We arrived at 5:30 to find a mob of young girls waiting for a K-Pop star to make his appearance - we never did see the star, despite occasional screams when they thought he might be coming out.  We did enjoy the "signature cocktail" (gin, calamansi, and sprite) while waiting for the restaurant to open -- and were very surprised to find the lobby so beautiful and well maintained.  The hotel is not in a posh part of town (though in the 1900-30s, it certainly was) ... and is not on the usual list of hotels for official visitors, so our expectations were low - but, actually, it was quite pleasant and beautiful.
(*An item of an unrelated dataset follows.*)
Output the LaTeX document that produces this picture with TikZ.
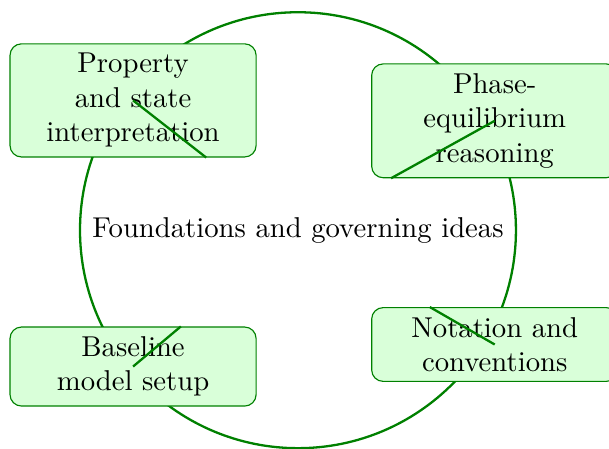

The restaurant really reminded me of pictures from 1920s and 30s Hollywood super clubs, with small sofas, fake silver trees, funky chandeliers, and waiters in short white dinner coats.  With such an atmosphere - and a quiet live pianist instead of too-loud music soundtrack only too common in Manila restaurants - we all remarked that we had no idea why the place didn't have better reputation around town.

The food was fantastic - I ordered escargot (delicious garlic butter sauce!) and chateaubriand (very tender and actually cooked rare).  It wasn't cheap (PHP 5,000 per couple for cocktail, one bottle of wine for table, appetizer, main course, and coffee (sorbet and after-diner chocolate gratis) -- we were all too full to try dessert, though I bet it would have been delicious too!), but was well worth the price.  Even the big foodie in our group was impressed!

The McArthur Suite was closed for a movie shoot, so I don't think I'll manage to see that before we go (never say never, though...) - but I highly recommend the Champagne Room for a special occasion meal, or just when you want a little treat out of the ordinary.